• To do
Set down the listing below verbatim, but only from its first line through the line containing "var rateTicks = [0, 10, 20, 30, 40, 50];".
** Start of Supplied data **
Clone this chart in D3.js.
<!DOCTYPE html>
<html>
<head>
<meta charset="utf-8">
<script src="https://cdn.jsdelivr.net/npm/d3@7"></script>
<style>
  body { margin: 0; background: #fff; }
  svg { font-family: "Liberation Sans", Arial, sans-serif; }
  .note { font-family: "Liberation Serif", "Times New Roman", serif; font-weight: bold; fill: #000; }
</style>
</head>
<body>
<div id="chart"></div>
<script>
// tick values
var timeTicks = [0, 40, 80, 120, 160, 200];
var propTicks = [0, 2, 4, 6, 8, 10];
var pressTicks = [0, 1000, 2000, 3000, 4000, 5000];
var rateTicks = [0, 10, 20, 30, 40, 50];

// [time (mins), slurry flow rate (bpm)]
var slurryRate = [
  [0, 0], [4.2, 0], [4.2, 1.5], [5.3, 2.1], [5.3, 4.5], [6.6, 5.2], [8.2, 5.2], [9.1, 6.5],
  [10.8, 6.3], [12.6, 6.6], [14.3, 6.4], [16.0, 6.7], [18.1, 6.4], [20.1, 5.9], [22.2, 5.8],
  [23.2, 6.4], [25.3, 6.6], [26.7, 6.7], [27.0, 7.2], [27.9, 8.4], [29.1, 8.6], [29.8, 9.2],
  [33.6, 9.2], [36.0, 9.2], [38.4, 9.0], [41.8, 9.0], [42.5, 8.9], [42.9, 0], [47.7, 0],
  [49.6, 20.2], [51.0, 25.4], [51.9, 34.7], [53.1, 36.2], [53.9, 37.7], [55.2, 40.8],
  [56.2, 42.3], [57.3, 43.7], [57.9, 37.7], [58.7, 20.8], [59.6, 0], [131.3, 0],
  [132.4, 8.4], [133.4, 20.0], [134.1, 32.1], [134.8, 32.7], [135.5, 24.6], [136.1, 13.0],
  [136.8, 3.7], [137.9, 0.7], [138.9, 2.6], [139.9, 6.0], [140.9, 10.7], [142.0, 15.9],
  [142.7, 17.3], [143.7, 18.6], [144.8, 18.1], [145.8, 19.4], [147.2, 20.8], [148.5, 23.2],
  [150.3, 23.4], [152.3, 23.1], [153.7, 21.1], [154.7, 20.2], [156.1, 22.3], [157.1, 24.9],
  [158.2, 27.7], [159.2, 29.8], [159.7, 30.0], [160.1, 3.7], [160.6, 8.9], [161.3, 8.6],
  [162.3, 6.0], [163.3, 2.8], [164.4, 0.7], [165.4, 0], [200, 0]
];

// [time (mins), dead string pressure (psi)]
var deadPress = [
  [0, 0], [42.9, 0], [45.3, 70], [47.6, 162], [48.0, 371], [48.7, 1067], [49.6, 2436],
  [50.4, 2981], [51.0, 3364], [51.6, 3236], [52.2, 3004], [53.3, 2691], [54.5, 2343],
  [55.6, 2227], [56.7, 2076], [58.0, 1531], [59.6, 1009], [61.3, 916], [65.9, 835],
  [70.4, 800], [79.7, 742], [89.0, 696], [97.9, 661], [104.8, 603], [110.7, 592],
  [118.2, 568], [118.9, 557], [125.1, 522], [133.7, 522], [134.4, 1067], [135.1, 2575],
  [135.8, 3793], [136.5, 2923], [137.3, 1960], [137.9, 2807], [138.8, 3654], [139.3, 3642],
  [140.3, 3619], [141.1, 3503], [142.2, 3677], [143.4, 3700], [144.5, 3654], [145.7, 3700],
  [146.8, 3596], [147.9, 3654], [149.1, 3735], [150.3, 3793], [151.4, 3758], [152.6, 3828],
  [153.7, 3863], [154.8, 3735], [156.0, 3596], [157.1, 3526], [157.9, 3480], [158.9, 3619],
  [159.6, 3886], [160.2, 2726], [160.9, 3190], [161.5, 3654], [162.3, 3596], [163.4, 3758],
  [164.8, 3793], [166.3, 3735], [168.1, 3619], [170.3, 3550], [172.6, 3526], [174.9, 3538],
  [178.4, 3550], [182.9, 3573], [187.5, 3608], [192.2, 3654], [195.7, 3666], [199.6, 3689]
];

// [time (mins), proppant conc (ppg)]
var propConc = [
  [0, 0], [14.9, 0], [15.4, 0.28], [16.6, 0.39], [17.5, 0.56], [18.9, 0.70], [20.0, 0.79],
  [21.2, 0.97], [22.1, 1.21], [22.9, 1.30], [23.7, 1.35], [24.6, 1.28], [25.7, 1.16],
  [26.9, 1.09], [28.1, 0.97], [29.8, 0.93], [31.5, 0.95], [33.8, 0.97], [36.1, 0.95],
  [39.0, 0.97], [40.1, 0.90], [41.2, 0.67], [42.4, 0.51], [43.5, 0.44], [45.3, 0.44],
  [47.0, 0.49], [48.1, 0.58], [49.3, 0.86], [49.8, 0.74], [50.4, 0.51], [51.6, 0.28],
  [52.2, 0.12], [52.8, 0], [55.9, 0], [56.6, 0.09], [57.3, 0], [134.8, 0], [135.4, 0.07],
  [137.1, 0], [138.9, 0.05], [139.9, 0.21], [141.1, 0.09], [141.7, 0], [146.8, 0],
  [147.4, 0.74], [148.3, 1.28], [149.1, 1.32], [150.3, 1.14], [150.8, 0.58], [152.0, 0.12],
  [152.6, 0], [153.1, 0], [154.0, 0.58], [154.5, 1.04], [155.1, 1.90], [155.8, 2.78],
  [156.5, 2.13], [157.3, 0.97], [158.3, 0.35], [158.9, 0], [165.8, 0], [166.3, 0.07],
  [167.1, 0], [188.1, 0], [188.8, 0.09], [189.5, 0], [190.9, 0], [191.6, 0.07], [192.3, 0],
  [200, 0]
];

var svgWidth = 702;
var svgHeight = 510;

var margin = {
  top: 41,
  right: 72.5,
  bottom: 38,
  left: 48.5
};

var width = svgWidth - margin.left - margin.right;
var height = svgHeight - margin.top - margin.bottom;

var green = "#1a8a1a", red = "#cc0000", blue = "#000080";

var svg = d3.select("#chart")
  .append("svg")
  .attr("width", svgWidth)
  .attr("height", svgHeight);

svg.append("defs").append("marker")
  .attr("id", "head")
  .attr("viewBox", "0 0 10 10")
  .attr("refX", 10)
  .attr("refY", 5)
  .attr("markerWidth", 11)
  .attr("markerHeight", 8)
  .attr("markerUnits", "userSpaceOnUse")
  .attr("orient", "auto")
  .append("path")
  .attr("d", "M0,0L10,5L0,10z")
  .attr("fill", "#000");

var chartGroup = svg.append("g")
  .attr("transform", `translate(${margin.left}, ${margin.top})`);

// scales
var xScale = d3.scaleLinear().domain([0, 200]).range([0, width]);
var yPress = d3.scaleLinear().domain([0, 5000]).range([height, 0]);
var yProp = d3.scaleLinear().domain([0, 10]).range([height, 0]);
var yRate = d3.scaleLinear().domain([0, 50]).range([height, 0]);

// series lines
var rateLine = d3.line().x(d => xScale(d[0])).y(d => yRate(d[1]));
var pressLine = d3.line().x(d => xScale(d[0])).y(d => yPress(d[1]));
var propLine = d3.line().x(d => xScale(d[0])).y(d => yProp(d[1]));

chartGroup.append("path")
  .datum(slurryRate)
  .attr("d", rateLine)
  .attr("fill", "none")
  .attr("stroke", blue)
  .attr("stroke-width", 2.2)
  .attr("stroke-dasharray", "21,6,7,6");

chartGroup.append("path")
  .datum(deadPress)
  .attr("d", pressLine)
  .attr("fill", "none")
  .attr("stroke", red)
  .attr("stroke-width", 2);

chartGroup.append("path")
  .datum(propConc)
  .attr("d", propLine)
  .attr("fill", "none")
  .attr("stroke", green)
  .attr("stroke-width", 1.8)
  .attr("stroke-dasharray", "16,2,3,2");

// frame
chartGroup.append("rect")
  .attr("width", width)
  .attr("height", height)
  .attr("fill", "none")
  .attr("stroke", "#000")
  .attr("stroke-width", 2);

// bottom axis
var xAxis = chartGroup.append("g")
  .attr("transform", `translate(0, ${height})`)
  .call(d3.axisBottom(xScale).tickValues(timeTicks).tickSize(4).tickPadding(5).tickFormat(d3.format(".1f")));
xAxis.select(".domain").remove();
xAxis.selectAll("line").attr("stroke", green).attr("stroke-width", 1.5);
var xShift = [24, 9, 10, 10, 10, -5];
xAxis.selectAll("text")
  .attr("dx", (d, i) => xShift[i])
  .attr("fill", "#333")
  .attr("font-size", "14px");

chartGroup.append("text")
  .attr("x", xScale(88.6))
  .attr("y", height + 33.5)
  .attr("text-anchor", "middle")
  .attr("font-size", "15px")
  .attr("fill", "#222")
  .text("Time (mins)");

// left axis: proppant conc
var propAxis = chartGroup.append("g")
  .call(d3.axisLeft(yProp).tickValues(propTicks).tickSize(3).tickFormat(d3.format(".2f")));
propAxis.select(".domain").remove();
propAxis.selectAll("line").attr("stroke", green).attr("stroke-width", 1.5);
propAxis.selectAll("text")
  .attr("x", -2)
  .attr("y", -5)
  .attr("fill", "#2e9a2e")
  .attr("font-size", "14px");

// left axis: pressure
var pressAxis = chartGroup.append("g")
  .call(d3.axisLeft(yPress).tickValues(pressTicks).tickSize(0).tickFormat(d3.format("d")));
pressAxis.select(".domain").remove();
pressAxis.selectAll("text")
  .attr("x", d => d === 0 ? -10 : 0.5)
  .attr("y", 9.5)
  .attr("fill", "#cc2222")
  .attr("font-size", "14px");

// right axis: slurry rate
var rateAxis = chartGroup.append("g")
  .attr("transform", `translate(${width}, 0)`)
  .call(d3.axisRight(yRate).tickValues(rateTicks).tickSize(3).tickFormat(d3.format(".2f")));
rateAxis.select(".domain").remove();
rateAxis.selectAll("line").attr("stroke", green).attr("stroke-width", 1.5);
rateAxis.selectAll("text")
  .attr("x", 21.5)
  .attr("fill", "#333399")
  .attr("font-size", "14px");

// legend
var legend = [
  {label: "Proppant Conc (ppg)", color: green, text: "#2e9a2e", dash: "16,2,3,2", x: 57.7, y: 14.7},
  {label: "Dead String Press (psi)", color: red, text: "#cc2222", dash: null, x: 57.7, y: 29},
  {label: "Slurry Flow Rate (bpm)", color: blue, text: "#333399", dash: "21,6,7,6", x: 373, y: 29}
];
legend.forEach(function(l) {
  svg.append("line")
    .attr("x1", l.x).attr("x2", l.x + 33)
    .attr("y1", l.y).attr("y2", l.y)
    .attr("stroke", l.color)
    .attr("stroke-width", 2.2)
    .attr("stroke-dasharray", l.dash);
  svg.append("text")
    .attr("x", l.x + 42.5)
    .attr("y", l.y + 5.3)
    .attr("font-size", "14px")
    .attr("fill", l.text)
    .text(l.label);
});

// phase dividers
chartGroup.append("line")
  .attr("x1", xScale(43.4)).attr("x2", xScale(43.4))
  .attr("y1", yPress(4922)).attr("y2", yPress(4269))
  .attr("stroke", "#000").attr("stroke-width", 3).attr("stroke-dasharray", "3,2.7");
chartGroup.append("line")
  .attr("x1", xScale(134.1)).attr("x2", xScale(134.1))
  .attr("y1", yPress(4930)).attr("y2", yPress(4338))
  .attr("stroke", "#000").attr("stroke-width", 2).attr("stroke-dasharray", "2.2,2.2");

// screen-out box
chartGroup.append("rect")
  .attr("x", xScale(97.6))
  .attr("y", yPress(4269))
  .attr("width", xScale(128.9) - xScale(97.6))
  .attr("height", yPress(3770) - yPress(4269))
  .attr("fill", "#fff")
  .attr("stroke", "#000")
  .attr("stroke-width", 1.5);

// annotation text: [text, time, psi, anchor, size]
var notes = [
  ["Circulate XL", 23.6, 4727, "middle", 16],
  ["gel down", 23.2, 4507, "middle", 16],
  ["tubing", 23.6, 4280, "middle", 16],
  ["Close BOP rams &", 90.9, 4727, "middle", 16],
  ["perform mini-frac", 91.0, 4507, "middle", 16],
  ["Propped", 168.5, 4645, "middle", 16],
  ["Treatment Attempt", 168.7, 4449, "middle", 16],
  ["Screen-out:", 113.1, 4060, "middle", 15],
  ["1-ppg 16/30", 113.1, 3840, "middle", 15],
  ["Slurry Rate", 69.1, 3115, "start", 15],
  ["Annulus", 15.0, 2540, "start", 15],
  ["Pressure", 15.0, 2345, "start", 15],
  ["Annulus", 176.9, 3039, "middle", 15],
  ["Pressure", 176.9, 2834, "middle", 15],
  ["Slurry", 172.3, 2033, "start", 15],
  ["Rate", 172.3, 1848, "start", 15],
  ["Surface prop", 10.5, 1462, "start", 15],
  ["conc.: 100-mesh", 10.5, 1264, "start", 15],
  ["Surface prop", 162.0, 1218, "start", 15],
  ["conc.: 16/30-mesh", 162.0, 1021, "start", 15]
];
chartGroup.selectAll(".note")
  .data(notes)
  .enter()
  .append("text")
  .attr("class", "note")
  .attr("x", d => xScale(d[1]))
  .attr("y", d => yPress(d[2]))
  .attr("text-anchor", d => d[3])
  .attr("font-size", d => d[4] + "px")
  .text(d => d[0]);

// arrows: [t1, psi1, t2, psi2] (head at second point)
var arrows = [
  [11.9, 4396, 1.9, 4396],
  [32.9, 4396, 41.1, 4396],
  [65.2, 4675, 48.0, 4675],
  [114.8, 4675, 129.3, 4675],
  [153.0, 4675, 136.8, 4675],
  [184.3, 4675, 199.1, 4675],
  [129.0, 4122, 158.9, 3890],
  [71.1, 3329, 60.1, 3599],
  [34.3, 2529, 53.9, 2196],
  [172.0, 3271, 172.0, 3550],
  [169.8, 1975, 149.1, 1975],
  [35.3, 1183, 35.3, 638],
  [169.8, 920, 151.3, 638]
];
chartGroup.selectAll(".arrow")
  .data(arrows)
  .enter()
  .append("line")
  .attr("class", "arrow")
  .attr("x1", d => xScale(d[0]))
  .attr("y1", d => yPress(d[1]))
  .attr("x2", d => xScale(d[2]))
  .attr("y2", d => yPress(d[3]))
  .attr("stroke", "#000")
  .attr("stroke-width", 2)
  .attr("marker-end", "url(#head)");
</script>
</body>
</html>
** End of Supplied data **
• Result of the exercise
Clone this chart in D3.js.
<!DOCTYPE html>
<html>
<head>
<meta charset="utf-8">
<script src="https://cdn.jsdelivr.net/npm/d3@7"></script>
<style>
  body { margin: 0; background: #fff; }
  svg { font-family: "Liberation Sans", Arial, sans-serif; }
  .note { font-family: "Liberation Serif", "Times New Roman", serif; font-weight: bold; fill: #000; }
</style>
</head>
<body>
<div id="chart"></div>
<script>
// tick values
var timeTicks = [0, 40, 80, 120, 160, 200];
var propTicks = [0, 2, 4, 6, 8, 10];
var pressTicks = [0, 1000, 2000, 3000, 4000, 5000];
var rateTicks = [0, 10, 20, 30, 40, 50];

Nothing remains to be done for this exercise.